We know $\mathbb{Z}[x]/(x^2+1)\cong \mathbb{Z}[i]$. From this, I guess a similar thing happens, $$\mathbb{Q}[x,y]/(x^2+y^2)\cong \mathbb{Q}[y,yi]$$ by a map $F:\mathbb{Q}[x,y]\rightarrow \mathbb{Q}[y,yi]$ mapping $y\rightarrow y, x\rightarrow yi$. I think I could prove the kernel of $F$ is $(x^2+y^2)$ but I am not sure. Is the argument true?

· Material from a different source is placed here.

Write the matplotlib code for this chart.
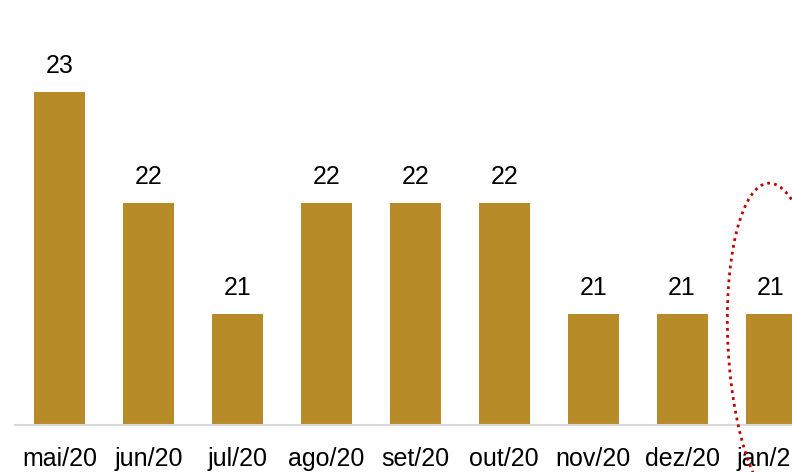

I got this question from this post, What is the field of fractions of $\mathbb{Q}[x,y]/(x^2+y^2)$?. And if the above mapping is true, we get $\mathrm{Frac}(\mathbb{Q}[x,y]/(x^2+y^2))=\mathrm{Frac}(\mathbb{Q}[y,yi])=\mathbb{Q}(y,yi)=\mathbb{Q}(y,i)$
The standard monomials of ${\Bbb Q}[x,y]/\langle x^2+y^2\rangle$ are $1,y,y^2,y^3,\ldots$ and $x$ with $x^2=-y^2$ and so $x=\pm iy$. This gives certainly an isomorphism of vector spaces with ${\Bbb Q}[y,iy]$. That it is also an isomorphism of rings requires a proof: $y\mapsto y$ and $x\mapsto iy$.
More insight into standard monomials is provided by Cox, Little, O'Shea ''Using Algebraic Geometry'' and the more elementary text of Cox, Little, O'Shea ''Ideals, Varieties, and Algorithms''.